Here's the fundamental assumption being reconsidered: the idea that the only value the consumer derives from a product is the direct first-order utility or pleasure they get from using the product. Let me put it this way: there's a market for "free trade" coffee that is more expensive than regular coffee. Is that charity? I don't think so, instead I think it recognizes that there is actual economic value in the consumer's personal satisfaction or belief that they are purchasing something sustainable, that they can feel good about. Call it charity if you want, but it is a very real economic force.



> is precisely how music has been funded for hundreds of years and how classical/orchestral music continues to survive today

You're quite right about this. That's why it's important that I'm strongly of the view that the economic realities of music making have changed. The difference is that now a vastly larger number of people are making music, because technology has made this possible, and individual pieces of music are reaching vastly larger audiences, thanks to the "free-copy" effect of files.

If the goal were to preserve music (the cultural institution of music) exactly as it has existed for hundreds of years, your approach (patronage) would be sufficient. This is what I meant when I said that we could just conclude that making and consuming music aren't values as such. As long as there's enough music to go around, as much as anyone needs, then that's enough and we should not make any more. In other words, this is the view that concludes that the market is right, that it has accurately priced in the way we value (or don't value) music. Individual compositions and performances are intrinsically fungible.

My view is that we have larger possibilities. That the democratization and wide-scale production of music, even too much music, is itself an expression of a human good and that it makes sense for a society to support it for that reason, even though it is incapable of generating profits that would pay for itself. My point is that this huge over-production of music is something that cannot, like the music of the past, be paid for by individual acts of charity. That was something that only worked when there was only a certain amount of "good" music that needed to be sustained.

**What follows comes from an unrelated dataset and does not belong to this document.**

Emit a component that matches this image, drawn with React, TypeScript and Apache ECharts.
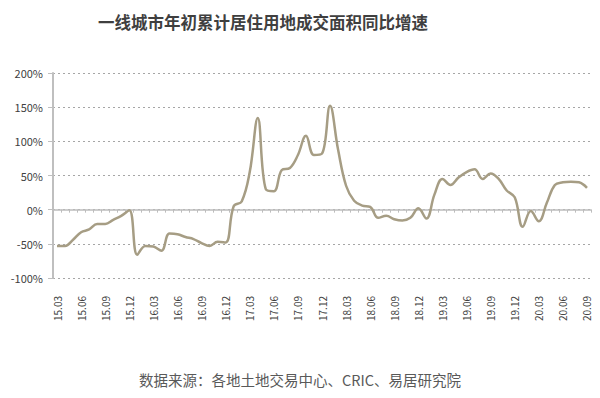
import React, { useEffect, useRef } from "react";
import * as echarts from "echarts";

const TITLE = "一线城市年初累计居住用地成交面积同比增速";
const SOURCE = "数据来源：各地土地交易中心、CRIC、易居研究院";

const years = ["15", "16", "17", "18", "19", "20"];
const months = ["01", "02", "03", "04", "05", "06", "07", "08", "09", "10", "11", "12"];

// monthly categories 15.03 … 20.09
const categories: string[] = [];
years.forEach((y) =>
  months.forEach((m) => {
    const key = y + "." + m;
    if (key >= "15.03" && key <= "20.09") categories.push(key);
  })
);

// year-to-date growth, %
const growth = [
  -53, -53, -44, -33, -29, -21, -21, -15, -9, -1,
  -66, -53, -54, -60, -35, -36, -40, -43, -49, -53,
  -47, -48, 5, 12, 55, 134, 30, 27, 58, 61,
  80, 108, 80, 82, 152, 88, 35, 13, 6, 4,
  -12, -9, -14, -16, -12, 2, -13, 22, 45, 36,
  47, 55, 59, 45, 53, 45, 28, 18, -25, -2,
  -17, 10, 36, 40, 41, 40, 32,
];

const yTicks = { min: -100, max: 200, interval: 50 };

export default function App() {
  const ref = useRef<HTMLDivElement>(null);
  useEffect(() => {
    if (!ref.current) return;
    const chart = echarts.init(ref.current, null, { renderer: "svg" });
    const font = "'Noto Sans CJK SC', 'Noto Sans', sans-serif";
    chart.setOption({
      animation: false,
      backgroundColor: "#ffffff",
      textStyle: { fontFamily: font },
      title: [
        {
          text: TITLE,
          left: 93,
          top: 9,
          textStyle: { fontSize: 16.5, fontWeight: "bold", color: "#3f3f3f", fontFamily: font },
        },
        {
          text: SOURCE,
          left: "center",
          top: 367,
          textStyle: { fontSize: 14.5, fontWeight: "normal", color: "#595959", fontFamily: font },
        },
      ],
      grid: { left: 53, right: 9, top: 73, bottom: 120 },
      xAxis: [
        {
          type: "category",
          data: categories,
          position: "bottom",
          boundaryGap: true,
          axisLine: { show: false, onZero: false },
          axisTick: { show: false },
          axisLabel: {
            interval: 2,
            rotate: 90,
            margin: 18,
            fontSize: 10,
            color: "#404040",
          },
        },
        {
          type: "category",
          data: categories,
          position: "top",
          boundaryGap: true,
          axisLine: { show: true, onZero: true, lineStyle: { color: "#bdbdbd", width: 1.5 } },
          axisTick: { show: true, inside: true, length: 3, interval: 0, lineStyle: { color: "#bdbdbd" } },
          axisLabel: { show: false },
        },
      ],
      yAxis: {
        type: "value",
        min: yTicks.min,
        max: yTicks.max,
        interval: yTicks.interval,
        axisLine: { show: true, lineStyle: { color: "#bfbfbf", width: 2 } },
        axisTick: { show: true, length: 5, lineStyle: { color: "#bfbfbf" } },
        axisLabel: {
          formatter: "{value}%",
          fontSize: 11,
          color: "#404040",
          margin: 10,
        },
        splitLine: {
          show: true,
          lineStyle: { color: "#a6a6a6", type: [2, 3], width: 1 },
        },
      },
      series: [
        {
          type: "line",
          data: growth,
          xAxisIndex: 0,
          smooth: 0.4,
          symbol: "none",
          lineStyle: { color: "#a69d84", width: 2.5 },
        },
      ],
    });
    return () => chart.dispose();
  }, []);
  return (
    <div
      ref={ref}
      style={{ position: "absolute", left: 0, top: 0, width: 600, height: 398 }}
    />
  );
}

I believe that most people who listen to music instinctively embrace part of my view (that music is a human good as such), but are trapped into thinking that the only way in which "fair" and "unfair" can be assessed is in the commodity price of the work. I'm trying to show that this is incoherent: if whatever the market says is the value of music is the end of the story, then most music is simply not valuable and you get something like the present hierarchy of artists, with a handful of multimillionaires at the top and a majority making almost nothing at the bottom. You can't bypass that by trying to force the idea of a "fair share of value" into our current system for determining values, which is simply incompatible with that.

Edit: let me spell out something that may be unclear about my view. Part of what I'm getting at is that there is an enormous gap between "fair market value + charity" (as I would have it) or "fair market value, including the value of fair remuneration" (as you would have it) and meeting the actual material needs of most artists. Even the most expansive view of "fair trade music", or whatever, is not going to say that individual people should be paying more than $20 an album or so. The market value of a work of art cannot be taken to automatically contain the necessary remuneration to ensure that the creator earns a living wage through their work. To wish that it did is to wish that market prices ceased to function as prices.

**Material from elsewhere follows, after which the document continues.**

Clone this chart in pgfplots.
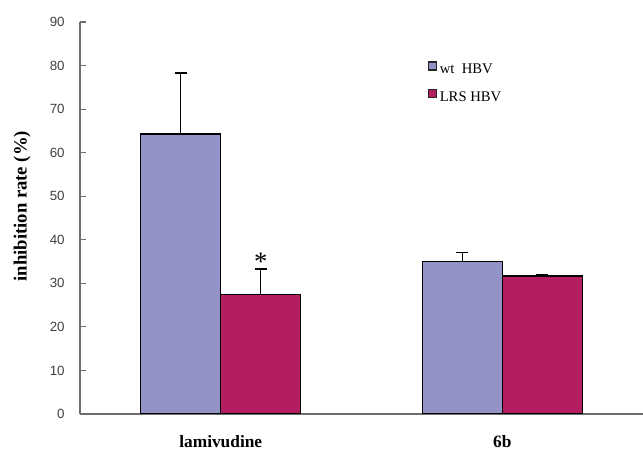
\documentclass[border=0pt]{standalone}
\usepackage{pgfplots}
\pgfplotsset{compat=1.18}
\usepackage{fontspec}
\setmainfont{Liberation Serif}
\setsansfont{Liberation Sans}
\definecolor{wtc}{RGB}{147,147,200}
\definecolor{lrsc}{RGB}{178,30,96}
\definecolor{axc}{RGB}{110,110,110}
\begin{document}
\begin{tikzpicture}
\useasboundingbox (-60pt,-28.5pt) rectangle (422.25pt,310.5pt);
\begin{axis}[
  at={(0,0)}, anchor=south west,
  scale only axis, width=422.25pt, height=294pt,
  xmin=-0.5, xmax=1.5, ymin=0, ymax=90,
  axis lines*=left,
  axis line style={axc, line width=0.9pt, -},
  ytick={0,10,...,90},
  yticklabel style={font=\sffamily\fontsize{10}{11}\selectfont, text=black!75, xshift=-8pt},
  /pgf/number format/assume math mode=true,
  major tick length=4.5pt,
  tick style={axc, line width=0.9pt},
  xtick={0,1},
  xticklabels={\textbf{lamivudine},\textbf{6b}},
  xticklabel style={font=\fontsize{13}{15}\selectfont, yshift=-8pt},
  x tick style={draw=none},
  extra x ticks={0.5},
  extra x tick labels={},
  extra x tick style={tick style={axc, line width=0.9pt, draw=axc}, major tick length=4.5pt},
  ylabel={\textbf{inhibition rate (\%)}},
  ylabel style={font=\fontsize{14}{16}\selectfont, at={(-0.103,0.53)}, anchor=center},
  ybar=0pt, bar width=0.284,
  legend style={draw=none, fill=none, at={(axis cs:0.735,81)}, anchor=north west,
    font=\fontsize{11}{13}\selectfont, row sep=8pt, inner sep=0pt},
  legend cell align=left,
  legend image code/.code={\draw[#1, draw=black!85, line width=0.9pt] (0pt,0pt) rectangle (6pt,6pt);},
  error bars/y dir=plus, error bars/y explicit,
  error bars/error bar style={black, line width=0.9pt},
  error bars/error mark options={rotate=90, mark size=4.5pt, line width=0.9pt, black},
]
\addplot[fill=wtc, draw=black, line width=0.9pt, bar shift=-0.142] coordinates {(0,64.3) +- (0,14.0) (1,35.1) +- (0,1.9)};
\addlegendentry{wt\ \ HBV}
\addplot[fill=lrsc, draw=black, line width=0.9pt, bar shift=0.142] coordinates {(0,27.5) +- (0,5.8) (1,31.7) +- (0,0.4)};
\addlegendentry{LRS HBV}
\node[font=\fontsize{20}{20}\selectfont] at (axis cs:0.142,35.0) {*};
\end{axis}
\end{tikzpicture}
\end{document}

So even on the most wishful version of "fair" payment under a market pricing scheme, the vast majority of artists won't be paid enough (where "enough" is read in the intuitive way I have in mind that reflects the real human value inherent in creating music). We can either be okay with that, and say that the current system (with a few adjustments, perhaps) is fine, or we can say that some human goods that cannot be priced into a free market are also worth achieving.